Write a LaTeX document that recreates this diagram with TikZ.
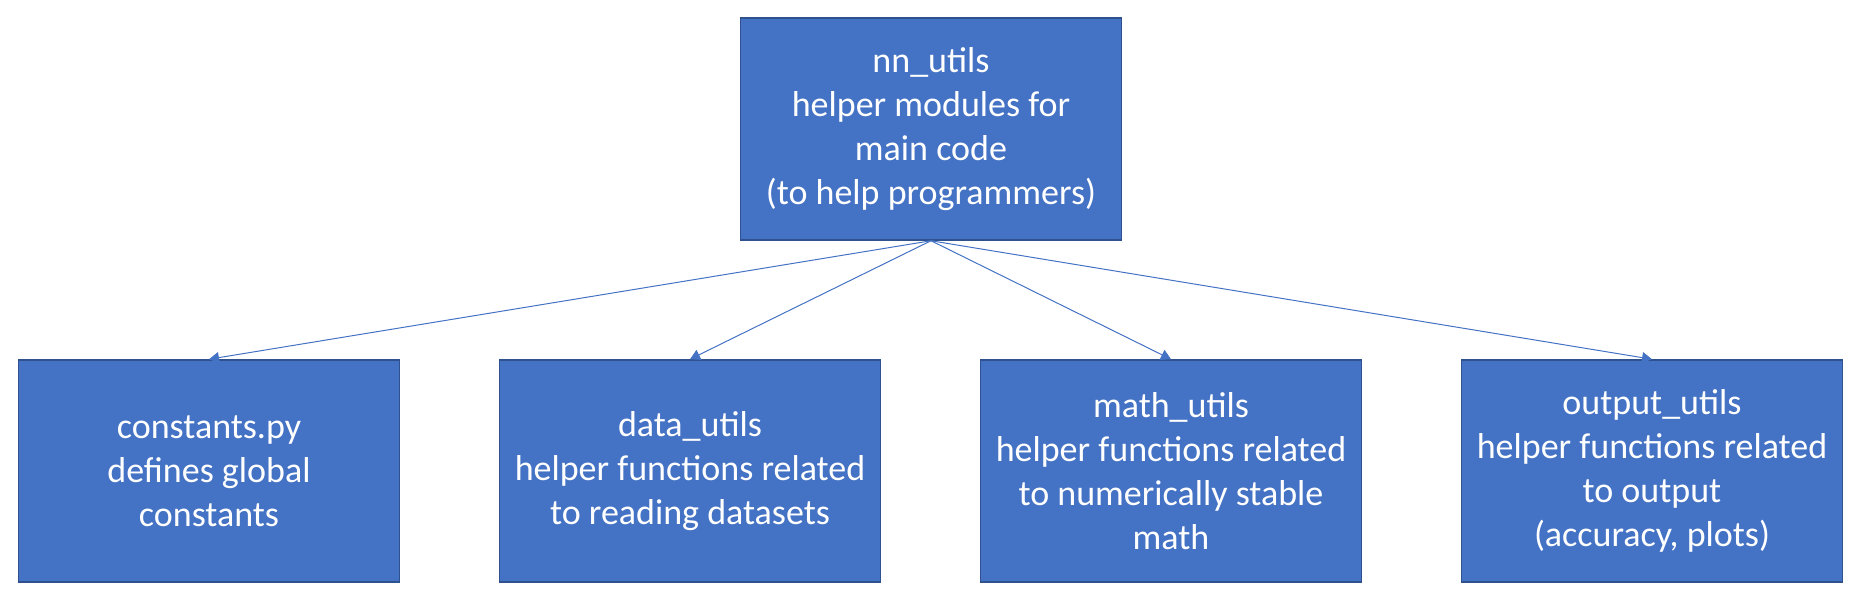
\documentclass[tikz,border=0pt]{standalone}
\usepackage{fontspec}
\setmainfont{Carlito}
\usetikzlibrary{arrows.meta}
\definecolor{boxblue}{HTML}{4472C4}
\definecolor{boxedge}{HTML}{2F528F}
\tikzset{
  modbox/.style={draw=boxedge,line width=1.5pt,fill=boxblue,text=white,
    minimum width=381pt,minimum height=222pt,align=center,inner sep=0pt,
    font=\fontsize{36}{44}\selectfont},
  link/.style={draw=boxblue,line width=1pt,-{Triangle[width=11pt,length=10pt]}}
}
\begin{document}
\begin{tikzpicture}[x=1pt,y=1pt]
    \useasboundingbox (0,0) rectangle (1866,594);
    \node[modbox] (utils) at (931,465) {nn\_utils\\helper modules for\\main code\\(to help programmers)};
    \node[modbox] (const) at (209,123) {constants.py\\defines global\\constants};
    \node[modbox] (data) at (690,123) {data\_utils\\helper functions related\\to reading datasets};
    \node[modbox] (math) at (1171,123) {math\_utils\\helper functions related\\to numerically stable\\math};
    \node[modbox] (output) at (1652,123) {output\_utils\\helper functions related\\to output\\(accuracy, plots)};
    \foreach \m in {const,data,math,output}
    \draw[link] (utils.south)--(\m.north);
  \end{tikzpicture}
\end{document}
# # # #
Your task is to repeat the data above exactly while excluding the pictures.

Answer for this exercise:
Write a LaTeX document that recreates this diagram with TikZ.
\documentclass[tikz,border=0pt]{standalone}
\usepackage{fontspec}
\setmainfont{Carlito}
\usetikzlibrary{arrows.meta}
\definecolor{boxblue}{HTML}{4472C4}
\definecolor{boxedge}{HTML}{2F528F}
\tikzset{
  modbox/.style={draw=boxedge,line width=1.5pt,fill=boxblue,text=white,
    minimum width=381pt,minimum height=222pt,align=center,inner sep=0pt,
    font=\fontsize{36}{44}\selectfont},
  link/.style={draw=boxblue,line width=1pt,-{Triangle[width=11pt,length=10pt]}}
}
\begin{document}
\begin{tikzpicture}[x=1pt,y=1pt]
    \useasboundingbox (0,0) rectangle (1866,594);
    \node[modbox] (utils) at (931,465) {nn\_utils\\helper modules for\\main code\\(to help programmers)};
    \node[modbox] (const) at (209,123) {constants.py\\defines global\\constants};
    \node[modbox] (data) at (690,123) {data\_utils\\helper functions related\\to reading datasets};
    \node[modbox] (math) at (1171,123) {math\_utils\\helper functions related\\to numerically stable\\math};
    \node[modbox] (output) at (1652,123) {output\_utils\\helper functions related\\to output\\(accuracy, plots)};
    \foreach \m in {const,data,math,output}
    \draw[link] (utils.south)--(\m.north);
  \end{tikzpicture}
\end{document}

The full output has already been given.